# EXERCISE PROMPT:
Find how many lines hold the word "this" and give that number only.
======
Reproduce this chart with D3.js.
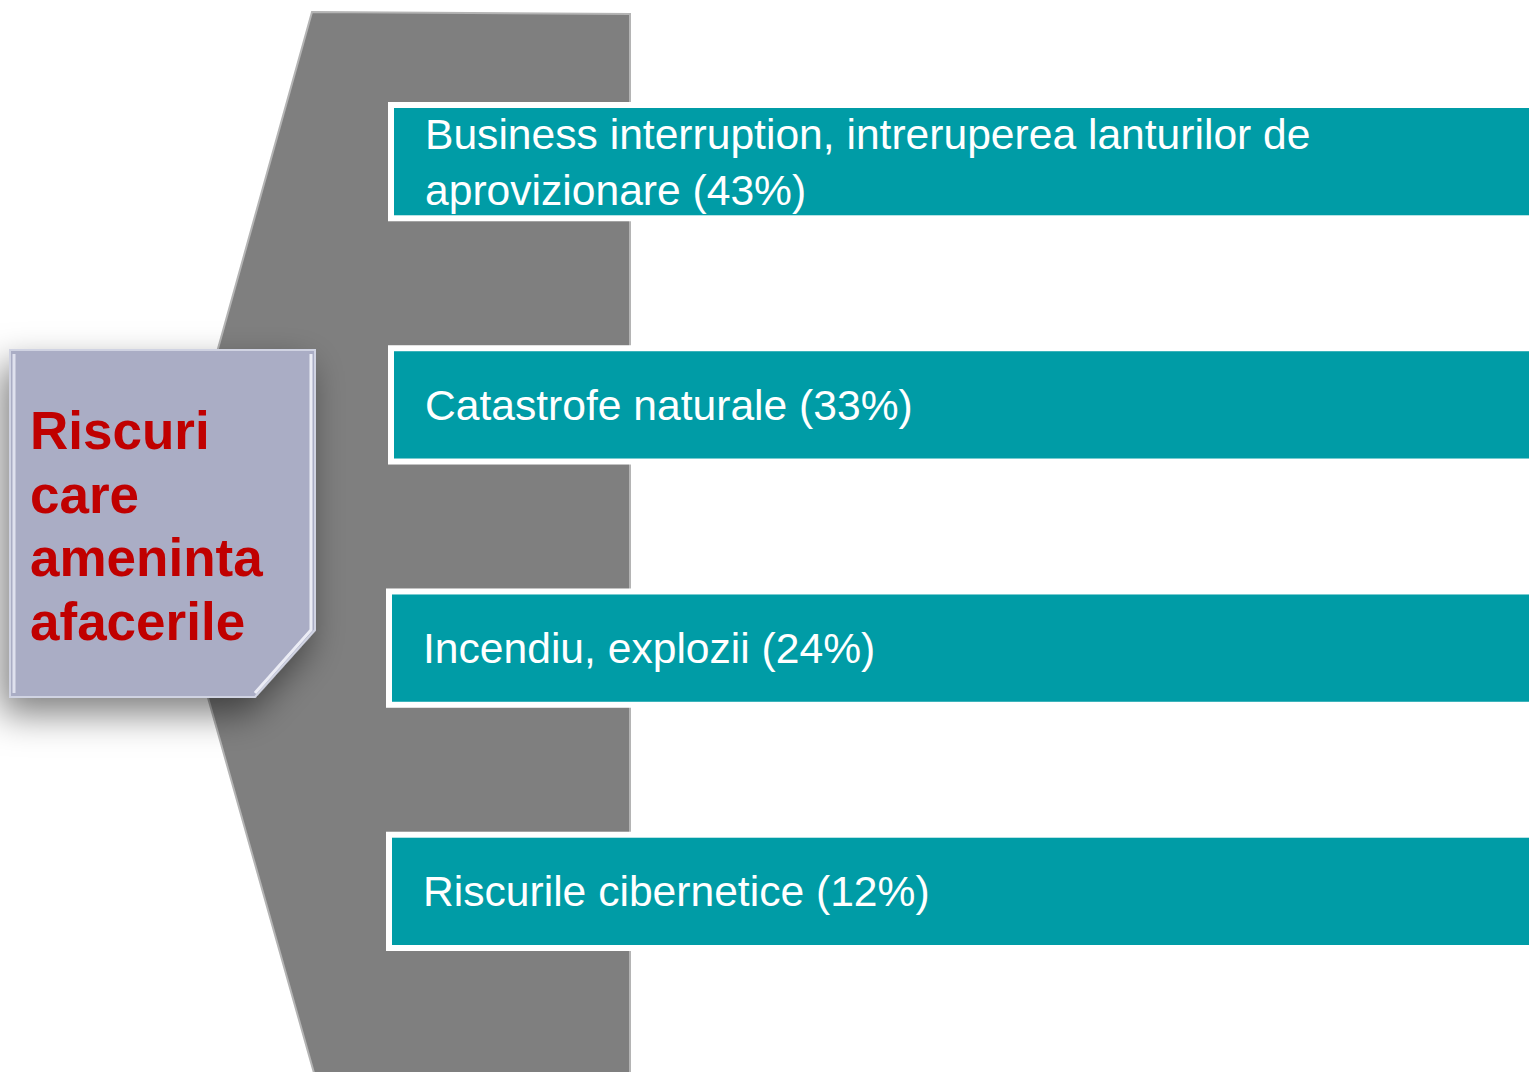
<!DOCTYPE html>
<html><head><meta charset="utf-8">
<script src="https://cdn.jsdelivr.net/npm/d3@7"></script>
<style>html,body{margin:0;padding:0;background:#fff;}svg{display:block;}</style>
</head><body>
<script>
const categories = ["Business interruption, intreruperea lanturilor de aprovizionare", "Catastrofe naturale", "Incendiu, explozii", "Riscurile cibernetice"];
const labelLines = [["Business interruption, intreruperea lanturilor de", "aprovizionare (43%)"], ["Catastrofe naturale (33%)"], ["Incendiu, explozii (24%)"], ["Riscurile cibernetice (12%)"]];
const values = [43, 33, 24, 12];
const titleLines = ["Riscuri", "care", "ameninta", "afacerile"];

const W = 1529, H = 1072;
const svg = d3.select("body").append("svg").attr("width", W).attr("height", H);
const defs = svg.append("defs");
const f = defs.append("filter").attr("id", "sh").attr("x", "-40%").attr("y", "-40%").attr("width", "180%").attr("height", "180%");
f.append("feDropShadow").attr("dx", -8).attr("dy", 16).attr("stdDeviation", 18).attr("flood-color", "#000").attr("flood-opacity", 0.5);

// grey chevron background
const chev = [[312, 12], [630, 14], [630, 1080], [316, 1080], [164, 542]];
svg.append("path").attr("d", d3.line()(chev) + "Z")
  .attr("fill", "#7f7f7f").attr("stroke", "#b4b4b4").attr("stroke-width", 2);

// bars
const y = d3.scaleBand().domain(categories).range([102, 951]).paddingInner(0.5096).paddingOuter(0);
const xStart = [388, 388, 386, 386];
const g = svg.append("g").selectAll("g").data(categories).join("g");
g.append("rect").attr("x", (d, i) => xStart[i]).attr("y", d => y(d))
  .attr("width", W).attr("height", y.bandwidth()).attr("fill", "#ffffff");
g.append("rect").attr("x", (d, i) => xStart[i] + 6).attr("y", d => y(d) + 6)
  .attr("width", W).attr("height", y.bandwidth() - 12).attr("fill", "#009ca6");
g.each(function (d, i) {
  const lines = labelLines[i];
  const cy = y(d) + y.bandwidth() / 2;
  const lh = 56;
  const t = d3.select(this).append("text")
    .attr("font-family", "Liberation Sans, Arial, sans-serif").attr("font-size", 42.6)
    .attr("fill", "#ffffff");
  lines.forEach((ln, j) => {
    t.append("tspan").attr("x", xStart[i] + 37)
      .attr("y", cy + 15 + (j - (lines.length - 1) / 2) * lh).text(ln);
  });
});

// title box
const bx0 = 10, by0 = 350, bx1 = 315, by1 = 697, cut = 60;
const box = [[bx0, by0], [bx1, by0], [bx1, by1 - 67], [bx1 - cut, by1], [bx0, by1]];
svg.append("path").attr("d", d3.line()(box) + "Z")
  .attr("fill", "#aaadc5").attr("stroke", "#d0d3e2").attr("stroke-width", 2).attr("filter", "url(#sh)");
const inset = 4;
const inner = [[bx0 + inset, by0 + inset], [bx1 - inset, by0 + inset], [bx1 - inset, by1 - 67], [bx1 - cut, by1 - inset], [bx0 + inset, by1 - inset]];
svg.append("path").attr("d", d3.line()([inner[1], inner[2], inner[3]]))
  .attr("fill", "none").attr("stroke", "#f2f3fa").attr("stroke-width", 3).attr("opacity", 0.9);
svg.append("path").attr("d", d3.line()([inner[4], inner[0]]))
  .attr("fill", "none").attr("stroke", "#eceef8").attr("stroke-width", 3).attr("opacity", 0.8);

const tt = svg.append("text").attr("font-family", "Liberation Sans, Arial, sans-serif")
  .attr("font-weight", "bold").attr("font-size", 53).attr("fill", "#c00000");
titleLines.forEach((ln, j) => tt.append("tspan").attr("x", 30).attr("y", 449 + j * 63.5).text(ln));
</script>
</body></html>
======
# OUTPUT OF THE TASK:
2